Bernhard Bauer, 63, Präsident des Deutschen Handballbundes, kann sich jetzt gut vorstellen, „dass dieses Ereignis zur festen Einrichtung wird“. Sprecher Tim Oliver Kalle hat da konkrete Vorstellungen: „Ein Tag der Nationalmannschaften, von der Jugend bis zur Frauen- und Männer-Auswahl, das wäre doch was.“ Die Zahl der Ausrichter bleibt begrenzt. Fußball-Arenen mit mobilen Dächern stehen nur in Frankfurt, Düsseldorf und Gelsenkirchen.

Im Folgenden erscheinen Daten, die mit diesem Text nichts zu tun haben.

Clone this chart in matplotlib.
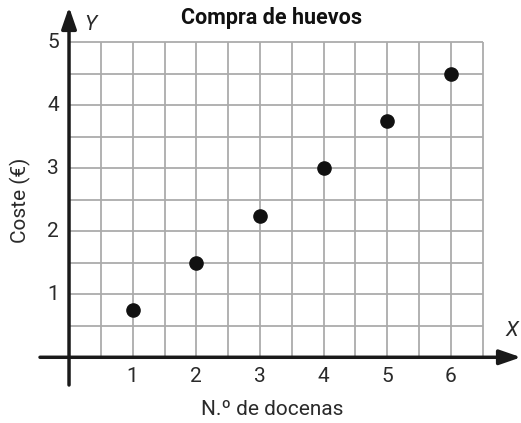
import numpy as np
import matplotlib
matplotlib.use("Agg")
import matplotlib.pyplot as plt

plt.rcParams['font.family'] = ['Roboto', 'DejaVu Sans']

# data
docenas = [1, 2, 3, 4, 5, 6]
coste = [0.75, 1.5, 2.25, 3.0, 3.75, 4.5]
x_ticks = [1, 2, 3, 4, 5, 6]
y_ticks = [1, 2, 3, 4, 5]
grid_x = np.arange(0.5, 6.51, 0.5)
grid_y = np.arange(0.5, 5.01, 0.5)

fig = plt.figure(figsize=(5.21, 4.23), dpi=100)
ax = fig.add_axes([40/521, 38/423, 481/521, 378/423])
ax.set_xlim(-0.456, 7.1)
ax.set_ylim(-0.44, 5.56)
ax.axis('off')

# grid
ax.vlines(grid_x, 0, 5, color='#ababab', lw=1.3, zorder=1)
ax.hlines(grid_y, 0, 6.5, color='#ababab', lw=1.3, zorder=1)

# axes with arrows
arrow = dict(arrowstyle='-|>,head_length=1.3,head_width=0.45',
             color='#1a1a1a', lw=2.5, shrinkA=0, shrinkB=0)
ax.annotate('', xy=(7.1, 0), xytext=(-0.456, 0), arrowprops=arrow, zorder=3)
ax.annotate('', xy=(0, 5.56), xytext=(0, -0.44), arrowprops=arrow, zorder=3)

ax.plot(docenas, coste, 'o', color='#111111', markersize=9.5, zorder=4)

for t in x_ticks:
    ax.text(t, -0.3, str(t), ha='center', va='center', fontsize=15, color='#2a2a2a')
for t in y_ticks:
    ax.text(-0.25, t, str(t), ha='center', va='center', fontsize=15, color='#2a2a2a')

ax.text(0.33, 5.28, 'Y', ha='center', va='center', fontsize=15, style='italic', color='#2a2a2a')
ax.text(6.95, 0.42, 'X', ha='center', va='center', fontsize=15, style='italic', color='#2a2a2a')

fig.text(272/521, 1 - 18/423, 'Compra de huevos', ha='center', va='center',
         fontsize=15.5, fontweight='bold', color='#111111')
fig.text(272/521, 1 - 409/423, 'N.º de docenas', ha='center', va='center',
         fontsize=15, color='#2a2a2a')
fig.text(20/521, 1 - 200/423, 'Coste (€)', ha='center', va='center',
         rotation=90, fontsize=15, color='#2a2a2a')

fig.savefig('out.png', dpi=100)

Am Tag danach kehrte der verloren gegangene Spaß auch zum HSV zurück, ein bisschen zumindest. Als Gast des Bezirks-Oberligaclubs TV 1888 Büttelborn (Kreis Groß-Gerau) feierten 700 Zuschauer die Hamburger, die sich für so viel Begeisterung mit einem 48:13-Sieg bedankten. Am Mittwoch (20.15 Uhr) dürften dem HSV in Balingen weit weniger Sympathien entgegenschlagen. Ob Alexandru Simicu, 25, dort auflaufen kann, entscheidet sich am Montag. Der Rumäne kehrte Sonntag nach Hamburg zurück, um seinen lädierten linken Fuß untersuchen zu lassen. Er war bei einem Sturz über Löwen-Kreisläufer Bjarte Myrhol umgeknickt, musste mit Verdacht auf Bänderriss nach 24 Minuten ausgewechselt werden. Simicu gehörte damit zu den ganz wenigen, die diesen Tag in besonders schlechter Erinnerung behalten werden.

Tore, Rhein-Neckar Löwen: Petersson 8, Myrhol 5, Gensheimer 4 (3 Siebenmeter), Schmid 3, Groetzki 3, Ekdahl du Rietz 2, Kneer 1, Larsen 1, Guardiola 1; HSV Hamburg: Hanisch 5, Mahé 5, Lindberg 5 (2), Jansen 3, H. Toft Hansen 2, Schröder 2, Pfahl 2, Flohr 1, Hens 1. Schiedsrichter: Fleisch/Rieber (Ostfildern/Nürtingen). Zuschauer in Frankfurt: 44.189. Siebenmeter: 5 (3 verwandelt; Max-Henri Herrmann hält gegen Uwe Gensheimer/48., Gensheimer verwirft/55.); 3 (2 verwandelt; Torsten Jansen trifft den Pfosten/19.). Zeitstrafen: 2; 2. Nächste HSV-Bundesligaspiele: Mittwoch, 20.15 Uhr, bei Balingen-Weilstetten; Sonnabend, 15 Uhr, O2 World, gegen HSG Wetzlar.